Sunday, December 9, 2007

Marching through Georgia

Life and reality can withhold its precious lessons to a writer. In fact, when this happens, a writer fades to a scrawler and an author never emerges. I was fortunate. Although my creative arc burned low during my early military career, life withheld not its abrupt lessons. Into my sheltered, fragile existance rushed a world of harsh realities—discipline, torture, pain, fear and loneliness. If ever there was a place to seek plot, it was in the US Army.

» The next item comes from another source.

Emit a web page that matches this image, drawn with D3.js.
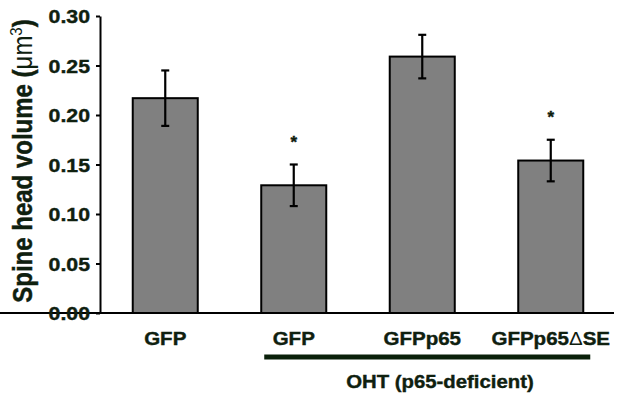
<!DOCTYPE html>
<html>
<head>
<meta charset="utf-8">
<script src="https://cdn.jsdelivr.net/npm/d3@7"></script>
<style>
    body { margin: 0; background: #fff; }
    svg { display: block; }
    .label { font-family: "Liberation Sans", Arial, sans-serif; font-weight: bold; fill: #0f200f; stroke: #0f200f; stroke-width: 0.4px; }
</style>
</head>
<body>
<div id="chart"></div>
<script>
// Chart data
const categories = ["GFP", "GFP", "GFPp65", "GFPp65\u0394SE"];
const means = [0.217, 0.129, 0.259, 0.154];
const errors = [0.028, 0.021, 0.022, 0.021];
const significant = [false, true, false, true];
const yTicks = [0, 0.05, 0.10, 0.15, 0.20, 0.25, 0.30];
const groupLabel = "OHT (p65-deficient)";

drawBarChart();

// stretch text horizontally to match the slightly wide lettering of the figure
function stretch(sel, k) {
    sel.each(function() {
        let w = this.getComputedTextLength();
        d3.select(this)
            .attr("textLength", w * k)
            .attr("lengthAdjust", "spacingAndGlyphs");
    });
}

function drawBarChart() {
    const width = 623, height = 395;

    let svg = d3.select("#chart")
        .append("svg")
        .attr("width", width)
        .attr("height", height);

    // Scales
    let x = d3.scaleBand()
        .domain(categories.map((d, i) => i))
        .range([101, 615])
        .paddingInner(0.494)
        .paddingOuter(0.247);

    let y = d3.scaleLinear()
        .domain([0, 0.3])
        .range([313, 16]);

    // Bars
    svg.selectAll("rect.bar")
        .data(means)
        .enter()
        .append("rect")
        .attr("class", "bar")
        .attr("x", (d, i) => x(i))
        .attr("y", d => y(d))
        .attr("width", x.bandwidth())
        .attr("height", d => y(0) - y(d))
        .attr("fill", "#808080")
        .attr("stroke", "#000")
        .attr("stroke-width", 2);

    // Error bars
    let errG = svg.append("g")
        .attr("stroke", "#000")
        .attr("stroke-width", 2.2);

    means.forEach((m, i) => {
        let cx = x(i) + x.bandwidth() / 2;
        errG.append("line")
            .attr("x1", cx).attr("x2", cx)
            .attr("y1", y(m + errors[i])).attr("y2", y(m - errors[i]));
        [m + errors[i], m - errors[i]].forEach(v => {
            errG.append("line")
                .attr("x1", cx - 4).attr("x2", cx + 4)
                .attr("y1", y(v)).attr("y2", y(v));
        });
    });

    // Significance stars
    svg.selectAll("text.star")
        .data(means.map((m, i) => ({m: m, i: i})).filter(d => significant[d.i]))
        .enter()
        .append("text")
        .attr("class", "label")
        .attr("x", d => x(d.i) + x.bandwidth() / 2)
        .attr("y", d => y(d.m + errors[d.i]) - 17)
        .attr("text-anchor", "middle")
        .attr("font-size", 17)
        .text("*");

    // X axis (line only, category labels below)
    let xAxis = d3.axisBottom(x)
        .tickSize(0)
        .tickFormat(i => categories[i]);

    let xGroup = svg.append("g")
        .attr("transform", `translate(0, ${y(0)})`)
        .call(xAxis);

    xGroup.select(".domain")
        .attr("d", "M-1,0H614")
        .attr("stroke", "#000")
        .attr("stroke-width", 2);

    xGroup.selectAll(".tick text")
        .attr("class", "label")
        .attr("font-size", 19)
        .attr("dy", 0)
        .attr("y", 32)
        .each(function(i) {
            // the delta is set in a lighter symbol face
            let t = d3.select(this);
            let parts = categories[i].split("\u0394");
            t.text(null);
            t.append("tspan").text(parts[0]);
            if (parts.length > 1) {
                t.append("tspan").attr("font-weight", "normal").style("stroke-width", 0).text("\u0394");
                t.append("tspan").text(parts[1]);
            }
        })
        .call(stretch, 1.08);

    // Y axis
    let yAxis = d3.axisLeft(y)
        .tickValues(yTicks)
        .tickFormat(d3.format(".2f"))
        .tickSize(4)
        .tickSizeOuter(0)
        .tickPadding(6);

    let yGroup = svg.append("g")
        .attr("transform", "translate(100, 0)")
        .call(yAxis);

    yGroup.select(".domain")
        .attr("stroke", "#000")
        .attr("stroke-width", 2);

    yGroup.selectAll(".tick line")
        .attr("stroke", "#000")
        .attr("stroke-width", 2);

    yGroup.selectAll(".tick text")
        .attr("class", "label")
        .attr("font-size", 19)
        .attr("dy", "0.36em")
        .call(stretch, 1.12);

    // Y axis title
    let yTitle = svg.append("text")
        .attr("class", "label")
        .attr("font-size", 24)
        .attr("text-anchor", "middle")
        .attr("transform", "translate(32, 161) scale(1.12, 1) rotate(-90)");
    yTitle.append("tspan").text("Spine head volume (");
    yTitle.append("tspan").attr("font-weight", "normal").style("stroke-width", 0).text("\u03bc");
    yTitle.append("tspan").attr("font-weight", "normal").style("stroke-width", 0).text("m");
    yTitle.append("tspan").attr("font-weight", "normal").style("stroke-width", 0).attr("font-size", 15).attr("dy", -9).text("3");
    yTitle.append("tspan").attr("dy", 9).text(")");

    // Group bracket line and label
    svg.append("line")
        .attr("x1", x(1) + 3)
        .attr("x2", x(3) + x.bandwidth() + 7)
        .attr("y1", 357)
        .attr("y2", 357)
        .attr("stroke", "#0a200a")
        .attr("stroke-width", 5);

    svg.append("text")
        .attr("class", "label")
        .attr("font-size", 19)
        .attr("x", 440)
        .attr("y", 388)
        .attr("text-anchor", "middle")
        .text(groupLabel)
        .call(stretch, 1.07);
}
</script>
</body>
</html>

When I say I didn't write, I lie. I wrote volumes—letters home, all of which were archived by my parents and grandparents. I have them all in a big box in the cellar. (The letters, not my parents). For the most part they are cries for help, whimpers of growing pains and a mush of bad grammar and spelling. Still, they come from the gut instead of the mind. My mind went on a hiatus. It was during this period that I learned how the US dealt with gay men that somehow were caught in the draft's fishing nets. I was a hulking 280 pounds, weak and effete. I was unable to hack the basic training and that labelled me faggot. (The nice gay term was not much used then). So, I was packed off to Ft. Gordon, Georgia's Special Training Unit, where I was pressed harder than Jane Eyre in the Midlands. (In fact I was once marched around in the rain until I developed pneumonia, a life long gift in my country's service). I was exercised, abused, starved and pelted with every epithet in the slang lexicon. All this to apply the solution, to force me to cave in and accept a Section 8 discharge, which would have branded me for life and preclude employment, career and anything of value in this land of the Free. I was thrown together with my fellow suspected homosexuals and harrassed. The object of the game was that "birds of a feather . . . " would eventually fall and partake of court martial punishable acts. It was a horrible time, one that stayed with me for years. Lessons I never forgot. People that never went away; meanies, bullies, kind hearts, the suffering and sufferers; and that hateful, pre-Don't ask, don't tell solution. So brandished was I that even then I knew I would TELL!! And so I did in 2002—first in a play and then in a novel, American Gulag, the history of that place and my final realization that I was not a bad person because of the way I was, but a person who could survive.


Survive I did. I exited that place, not on a Section 8, but by passing the training. I lost 120 pounds in six weeks and was a svelt 160 pounds (and in the hospital with rubella). I refused to cave and wanted to serve my country. There was a war on in Vietnam, and although that prospect scared me, I would have welcomed it over the torture of the Special Training Unit. I was free of it, finished my basic training and headed further south to train as a radio repairman, a great target for any Viet-cong sniper. The people I met have always stayed with me, in my heart and in my book. As my writing mind developed, the stew that life chocks full of experience tossed a mirapoix in my kettle. The short story ideas grew and the poetry was better and I headed for Ft. Benning, Georgia with a sense of accomplishment and extreme loneliness.